Al-Qaeda inspired group have been active against Sisi government since July 2013 coup
The Egyptian army has been involved in a fierce campaign against militants in the Sinai (AFP)

Egypt's deadliest militant group on Tuesday claimed the killing of six policemen in a roadside bomb in the Sinai Peninsula, where security forces frequently clash with militants.

Ansar Beit al-Maqdis (ABM) has orchestrated a string of attacks to avenge a deadly government crackdown on supporters of ousted president Mohamed Morsi, a Muslim Brotherhood member.

The al-Qaeda-inspired group posted a video late Tuesday on Twitter showing the bombing that has occurred just hours earlier.

The video shows a security convoy heading on a road between the North Sinai provincial capital Arish and Rafah on the Gaza border before a blast is seen and an armoured personnel carrier (APC) captured flying into the air while a militant shouts: "Allahu Akbar (God is greater)".

The video was also posted on YouTube along with the group's logo of a black flag, an AK-47 assault rifle and an open Koran.

ABM has carried out some of the worst attacks against Egyptian security forces in the peninsula and other parts of the country since the ouster of Morsi by the army in July 2013.

The Sinai-based group says its attacks are in retaliation for a government crackdown against Morsi supporters that has left at least 1,400 people dead and more than 15,000 imprisoned.

Hundreds of police and army personnel have been killed by militant groups since Morsi's ouster, according to the authorities.

The police and army have launched a massive operation in Sinai to crush ABM, killing scores of militants including several of its leaders.

The group claimed a bombing earlier this month in the Sinai that killed 11 policemen. It also recently expressed support for the extremist Islamic State group that has seized swathes of Iraq and Syria.

Egypt’s foreign minister Sameh Shoukry has indicated that his country might not provide military assistance to the US for its battle against IS, saying the army was more focused on the threat of violence from ABM and other militant groups at home.

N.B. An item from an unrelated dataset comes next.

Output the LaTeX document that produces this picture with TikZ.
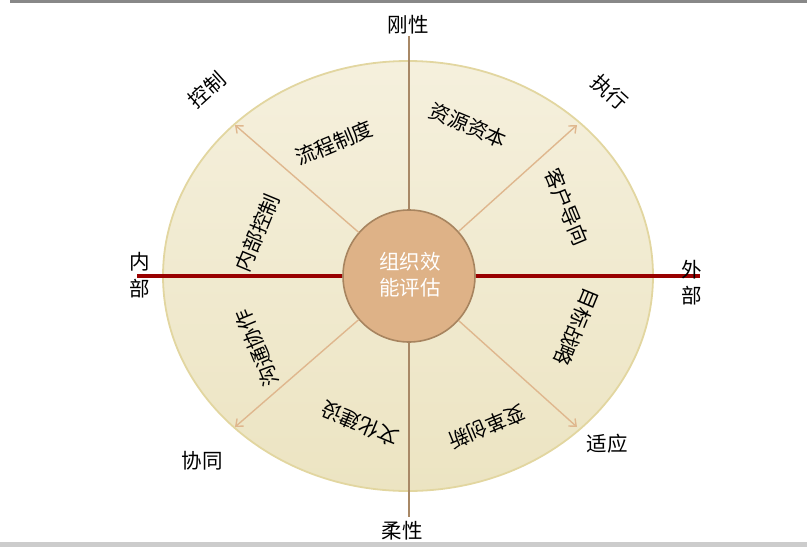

Ten Arab states, including Egypt, agreed to back a “coordinated military campaign” against IS, which has grabbed territory in Syria and Iraq, according to US Secretary of State, John Kerry.

However, Shukri, on Tuesday appeared to play down the possibility of active Egyptian participation.

“We did not discuss this and no one asked this of us. We always say that the mission of the Egyptian army is to protect the Egyptian people and the country’s borders,” he told local daily Al-Akbhar.